Italian investment group Exor has upped the ante in its hostile takeover bid for PartnerRe, raising its offer from $US6.4 billion ($7.87 billion) to $US6.8 billion ($8.36 billion) in cash.

Exor says its bid is superior to a share offer from rival Axis Capital and offers a premium on the share price.

Earlier this month PartnerRe’s board rejected Exor’s previous offer and committed to a merger with Axis.

Last week Exor, which is controlled by the Agnelli family of Italy, made a new “irrevocable and binding offer” of $US137.50 ($169.23) per share in cash.

Exor Chairman and CEO John Elkann says the offer “clearly delivers superior and certain value for PartnerRe shareholders, and provides a more attractive outcome for the company’s employees and clients.
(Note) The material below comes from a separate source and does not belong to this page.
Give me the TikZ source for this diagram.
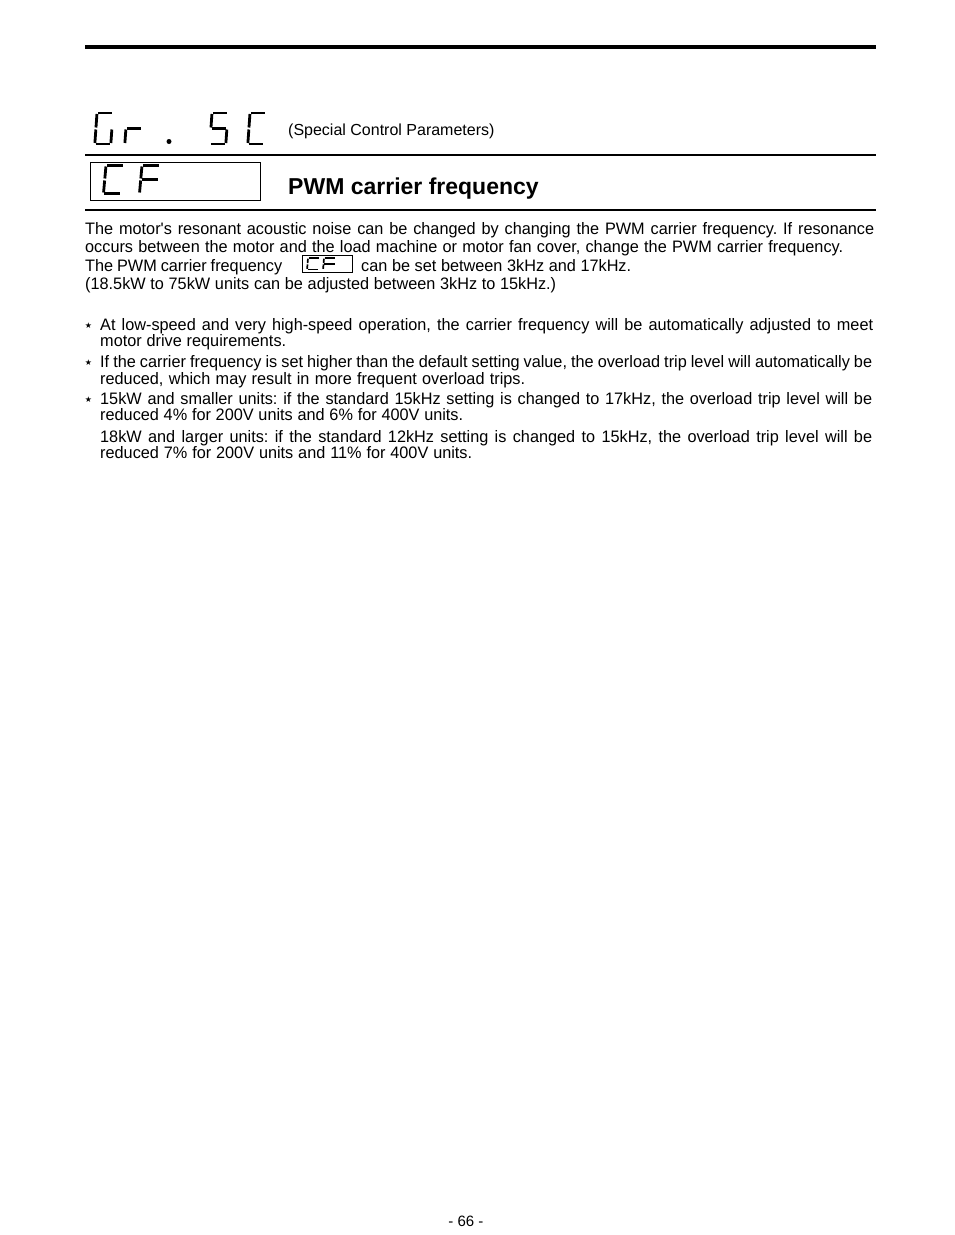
\documentclass[tikz,border=0pt]{standalone}
\usepackage{fontspec}
\setmainfont{Liberation Sans}
\newfontfamily\bodyfont[FakeStretch=0.98]{Liberation Sans}
\newfontfamily\symfont{DejaVu Sans}
\frenchspacing
\newcommand\segw{16}
\newcommand\segh{31}
\newcommand\segg{1.0}
% seven-segment pieces, local coords: origin top-left, y down
\newcommand\sgA{\draw[segline] ({\segg},0) -- ({\segw-\segg},0);}
\newcommand\sgB{\draw[segline] (\segw,{\segg}) -- (\segw,{\segh/2-\segg});}
\newcommand\sgC{\draw[segline] (\segw,{\segh/2+\segg}) -- (\segw,{\segh-\segg});}
\newcommand\sgD{\draw[segline] ({\segg},\segh) -- ({\segw-\segg},\segh);}
\newcommand\sgE{\draw[segline] (0,{\segh/2+\segg}) -- (0,{\segh-\segg});}
\newcommand\sgF{\draw[segline] (0,{\segg}) -- (0,{\segh/2-\segg});}
\newcommand\sgG{\draw[segline] ({\segg},{\segh/2}) -- ({\segw-\segg},{\segh/2});}
\begin{document}
\begin{tikzpicture}[x=1pt,y=-1pt,
  segline/.style={line width=2.8pt,line cap=butt},
  bodyline/.style={anchor=base west,inner sep=0pt,font=\bodyfont\fontsize{16.6}{18}\selectfont},
  starmark/.style={anchor=center,inner sep=0pt,font=\symfont\fontsize{8}{8}\selectfont},
  rulethick/.style={line width=3.5pt},
  rulemid/.style={line width=2.4pt},
  rulethin/.style={line width=1.5pt}]
\useasboundingbox[fill=white] (0,0) rectangle (954,1235);
% rules
\coordinate (r1a) at (85,47);  \coordinate (r1b) at (876,47);
\coordinate (r2a) at (85,155); \coordinate (r2b) at (876,155);
\coordinate (r3a) at (85,210); \coordinate (r3b) at (876,210);
\draw[rulethick] (r1a) -- (r1b);
\draw[rulethin] (r2a) -- (r2b);
\draw[rulemid] (r3a) -- (r3b);
% Gr. SC glyphs
\begin{scope}[shift={(97,113)},xslant=0.07]
  \sgA \sgF \sgE \sgD \sgC
\end{scope}
\begin{scope}[shift={(127,113)},xslant=0.07]
  \sgG \sgE
\end{scope}
\fill (169,141.5) circle (2.5);
\begin{scope}[shift={(212,113)},xslant=0.07]
  \sgA \sgF \sgG \sgC \sgD
\end{scope}
\begin{scope}[shift={(250,113)},xslant=0.07]
  \sgA \sgF \sgE \sgD
\end{scope}
\node[anchor=base west,inner sep=0pt,font=\fontsize{16}{18}\selectfont] (grtitle) at (288,135) {(Special Control Parameters)};
% CF box
\node[draw,line width=1.2pt,minimum width=170pt,minimum height=38pt,anchor=north west,inner sep=0pt] (cfbox) at (90,162) {};
\renewcommand\segw{18}\renewcommand\segh{28}
\begin{scope}[shift={(106,165.5)},xslant=0.09]
  \sgA \sgF \sgE \sgD
\end{scope}
\begin{scope}[shift={(142,165.5)},xslant=0.09]
  \sgA \sgF \sgG \sgE
\end{scope}
\node[anchor=base west,inner sep=0pt,font=\bfseries\fontsize{23}{26}\selectfont] (pwmtitle) at (288,194) {PWM carrier frequency};
% paragraph
\node[bodyline] (p1) at (85,234.5) {\makebox[789pt][s]{The motor's resonant acoustic noise can be changed by changing the PWM carrier frequency. If resonance}};
\node[bodyline] (p2) at (85,252.5) {\makebox[758pt][s]{occurs between the motor and the load machine or motor fan cover, change the PWM carrier frequency.}};
\node[bodyline] (p3a) at (85,271) {\makebox[197pt][s]{The PWM carrier frequency}};
\node[draw,line width=1.2pt,minimum width=50pt,minimum height=16.5pt,anchor=north west,inner sep=0pt] (cfinl) at (301.5,255) {};
\renewcommand\segw{12}\renewcommand\segh{11.5}\renewcommand\segg{0.7}
\tikzset{segline/.style={line width=1.7pt,line cap=butt}}
\begin{scope}[shift={(308,258)},xslant=0.08]
  \sgA \sgF \sgE \sgD
\end{scope}
\begin{scope}[shift={(324,258)},xslant=0.08]
  \sgA \sgF \sgG \sgE
\end{scope}
\node[bodyline] (p3b) at (361,271) {\makebox[270pt][s]{can be set between 3kHz and 17kHz.}};
\node[bodyline] (p4) at (85,289) {\makebox[471pt][s]{(18.5kW to 75kW units can be adjusted between 3kHz to 15kHz.)}};
% bullets
\node[starmark] (s1) at (88.5,326) {★};
\node[bodyline] (b1) at (100,330) {\makebox[773pt][s]{At low-speed and very high-speed operation, the carrier frequency will be automatically adjusted to meet}};
\node[bodyline] (b2) at (100,346) {\makebox[186pt][s]{motor drive requirements.}};
\node[starmark] (s2) at (88.5,363) {★};
\node[bodyline] (b3) at (100,367) {\makebox[772pt][s]{If the carrier frequency is set higher than the default setting value, the overload trip level will automatically be}};
\node[bodyline] (b4) at (100,384) {\makebox[425pt][s]{reduced, which may result in more frequent overload trips.}};
\node[starmark] (s3) at (88.5,400) {★};
\node[bodyline] (b5) at (100,404) {\makebox[772pt][s]{15kW and smaller units: if the standard 15kHz setting is changed to 17kHz, the overload trip level will be}};
\node[bodyline] (b6) at (100,420) {\makebox[363pt][s]{reduced 4\% for 200V units and 6\% for 400V units.}};
\node[bodyline] (b7) at (100,442) {\makebox[772pt][s]{18kW and larger units: if the standard 12kHz setting is changed to 15kHz, the overload trip level will be}};
\node[bodyline] (b8) at (100,458) {\makebox[372pt][s]{reduced 7\% for 200V units and 11\% for 400V units.}};
% page number
\node[anchor=base,inner sep=0pt,font=\fontsize{15}{16}\selectfont] (pgno) at (466,1226) {- 66 -};
\end{tikzpicture}
\end{document}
We hope the PartnerRe Board agrees and does the right thing.

“In any event, we believe PartnerRe shareholders deserve the opportunity to choose our offer and, in order to do so, we urge them to vote against the inferior Axis transaction.”

Exor wants PartnerRe directors to recommend shareholders accept the deal.

PartnerRe says it will review the revised Exor offer, and “will have no further comment” until this is done.

Exor is now PartnerRe’s largest shareholder with a 9.32% stake in the reinsurer.

In January Axis and PartnerRe agreed a merger to create a new reinsurance player capitalised at more than $US11 billion ($13.58 billion).